Stored data:
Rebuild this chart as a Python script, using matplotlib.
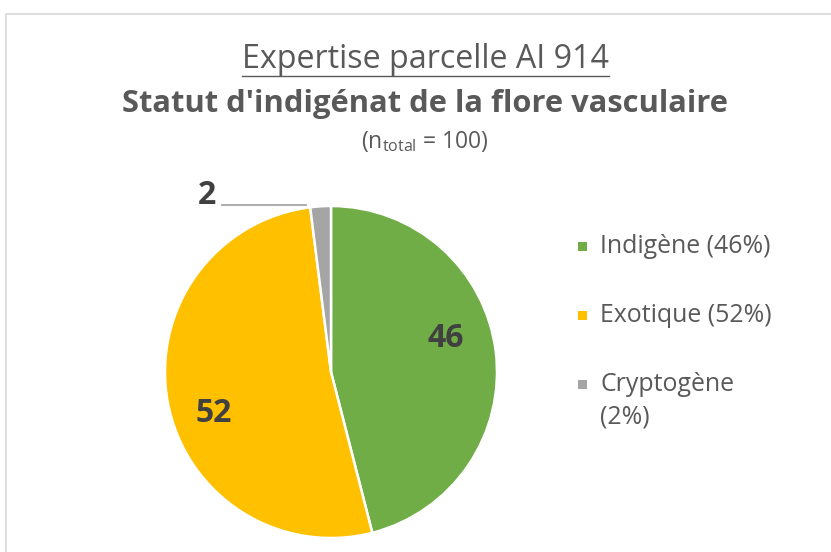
import matplotlib
matplotlib.use("Agg")
import matplotlib.pyplot as plt
from matplotlib.patches import Rectangle
from matplotlib.lines import Line2D

categories = ["Indigène", "Exotique", "Cryptogène"]
values = [46, 52, 2]
colors = ["#70AD47", "#FFC000", "#A5A5A5"]
legend_labels = ["Indigène (46%)", "Exotique (52%)", "Cryptogène\n(2%)"]
title1 = "Expertise parcelle AI 914"
title2 = "Statut d'indigénat de la flore vasculaire"
n_total = 100

FONT = "Open Sans"
plt.rcParams["font.family"] = [FONT, "DejaVu Sans"]
W, H = 831, 552
fig = plt.figure(figsize=(W / 100, H / 100), dpi=100)

def fx(px):
    return px / W

def fy(py):
    return 1 - py / H

# chart frame
fig.add_artist(Rectangle((fx(5.5), fy(560)), fx(840), fy(13.5) - fy(560), transform=fig.transFigure,
                         fill=False, edgecolor="#D9D9D9", linewidth=1.2))

# pie
cx, cy, r = 331, 372, 166
ax = fig.add_axes([fx(cx - r), fy(cy + r), fx(2 * r), fy(cy - r) - fy(cy + r)])
wedges, _ = ax.pie(values, colors=colors, startangle=90, counterclock=False, radius=1,
                   wedgeprops=dict(edgecolor="white", linewidth=1.8))
ax.set_xlim(-1, 1)
ax.set_ylim(-1, 1)
ax.set_aspect("equal")
ax.axis("off")

label_pos = [(0.690, 0.200), (-0.708, -0.253), (-0.747, 1.066)]
for v, (x, y) in zip(values, label_pos):
    ax.text(x, y, str(v), ha="center", va="center", fontsize=23, fontweight="bold",
            color="#404040", clip_on=False)
ax.add_line(Line2D([-0.657, -0.151], [1.006, 1.006], color="#A6A6A6", linewidth=1.3, clip_on=False))

# titles
t1 = fig.text(fx(425.5), fy(59), title1, ha="center", va="center", fontsize=23.2, color="#595959")
fig.text(fx(425), fy(104), title2, ha="center", va="center", fontsize=22.2, fontweight="bold",
         color="#595959")
fig.text(fx(425), fy(141), r"($\mathregular{n_{total}}$ = " + str(n_total) + ")", ha="center",
         va="center", fontsize=16.5, color="#595959")

fig.canvas.draw()
bb = t1.get_window_extent().transformed(fig.transFigure.inverted())
fig.add_artist(Line2D([bb.x0, bb.x1], [fy(75.5), fy(75.5)], transform=fig.transFigure,
                      color="#595959", linewidth=1.0))

# legend
rows = [246.5, 315.5, 384.5]
for lab, col, ry in zip(legend_labels, colors, rows):
    fig.add_artist(Rectangle((fx(578), fy(ry + 4.5)), fx(9), fy(ry - 4.5) - fy(ry + 4.5),
                             transform=fig.transFigure, facecolor=col, edgecolor="none"))
    lines = lab.split("\n")
    for i, ln in enumerate(lines):
        fig.text(fx(600), fy(ry + i * 32), ln, ha="left", va="center",
                 fontsize=17.9, color="#595959")

fig.savefig("out.png", dpi=100)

What this task involves: Return only the lines from the start of the data through the line that contains "from matplotlib.lines import Line2D", please, copying them exactly and omitting all pictures.

Complete response:
Rebuild this chart as a Python script, using matplotlib.
import matplotlib
matplotlib.use("Agg")
import matplotlib.pyplot as plt
from matplotlib.patches import Rectangle
from matplotlib.lines import Line2D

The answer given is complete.